In seinem ehemaligen Kinderzimmer zieht Mau im Jahr 2018 sein Fazit. Obwohl er viele Argumente, die für eine Zurücksetzungsperspektive sprechen, ausbuchstabiert, greift diese laut Mau zu kurz: Sie könne die heute (noch) existierenden gesellschaftlichen Spannungen nicht erklären. Diese seien vielmehr Ausdruck gesellschaftlicher Frakturen, von denen viele bereits in der DDR-Gesellschaft angelegt gewesen wären und die im Zuge der gesellschaftlichen Transformation nicht geheilt, sondern häufig noch vertieft worden seien.
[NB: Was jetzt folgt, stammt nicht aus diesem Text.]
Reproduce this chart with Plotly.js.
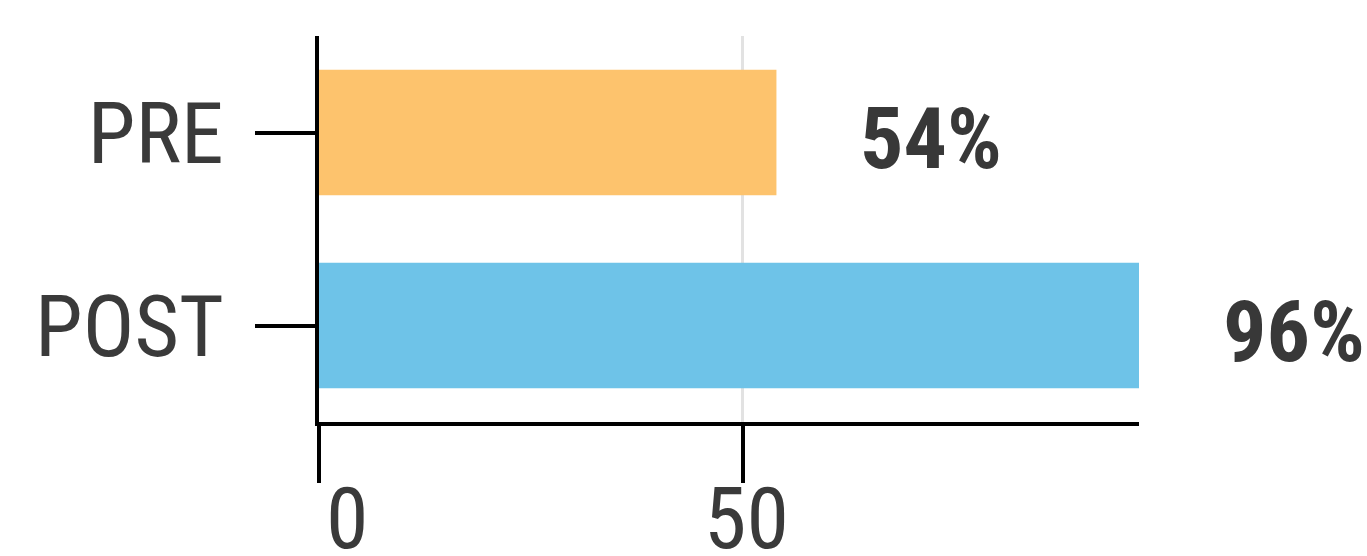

Fazit: „Lütten Klein“ von Steffen Mau bietet die Möglichkeit, zahlreiche auch kontrovers diskutierte Befunde zum Verhältnis von Ost und West empirisch gesättigt und im Detail nachzulesen. Insbesondere die Verbindung des wissenschaftlichen mit dem biografischen Zugang überzeugt; im zweiten Teil des Buches wäre sogar eine noch konkretere Anbindung an den sich verändernden Ort Lütten Klein und eine stärkere Einbettung der vor Ort geführten Interviews in die soziologischen Befunde wünschenswert gewesen.
Literatur
Oschmann, Dirk: Der Osten: eine westdeutsche Erfindung, Berlin 2023.
von Uslar, Moritz: Deutschboden. Eine teilnehmende Beobachtung, Köln 2010.
von Uslar, Moritz: Nochmal Deutschboden. Meine Rückkehr in die brandenburgische Provinz, Köln 2020.